E tu, o laureato, volti le spalle alla potenza di fuoco che continui a magnificare in ogni dove?

Perché per cosa credi che serva se non per creare nuovi posti di lavoro a spese del privato?

Perché non ne approfitti per crearne un po’ anche tu?

E beh, certo, non pretenderemo che sia il laureato a chiedere un prestito alla banca garantito dallo Stato…

Per lui è normale che a rischiare il culo siano gli altri.

E invece no. CLICK!

L’avete sentita? È appena scattata la trappola. Il pollo laureato è spacciato!


La trappola
Si è appena materializzato l’obiettivo del controllo totale del capitale sulle masse.

Dividendo tra l’altro i poveri dai poveri: reddito di cittadinanza a te sì, a te no!

Per chi si avvicinasse alle teorie della MMT questa sarebbe una delle primissime lezioni che riceverebbe.

Ovvero: come il potere ti mette nel sacco offrendoti quella che all’apparenza è una opportunità e invece è un compromesso al ribasso.

von Hayek


“La necessità di qualche forma di soluzione in una società industriale (assistenza pubblica) è fuori di dubbio
– anche solo nell’interesse di coloro che devono essere protetti dai gesti di disperazione dei bisognosi”.

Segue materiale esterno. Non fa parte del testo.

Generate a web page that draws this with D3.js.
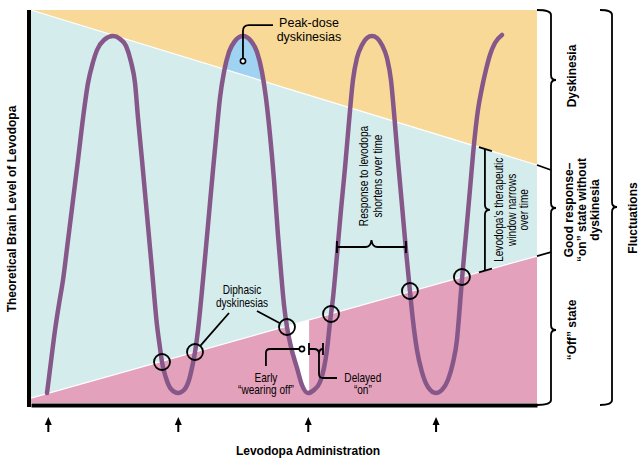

Von Hayek – Individualism and Economic Order (Individualismo e ordine economico).

Karl Polanyi


E da lì non ti schiodi più.

Prova ne sia la crisi del lavoro che da ormai quindici anni è sempre più drammatica.

Non ci risolleveremo mai.

Scacco matto alla lotta di classe,
via libera alla lotta per i diritti di pura cosmesi.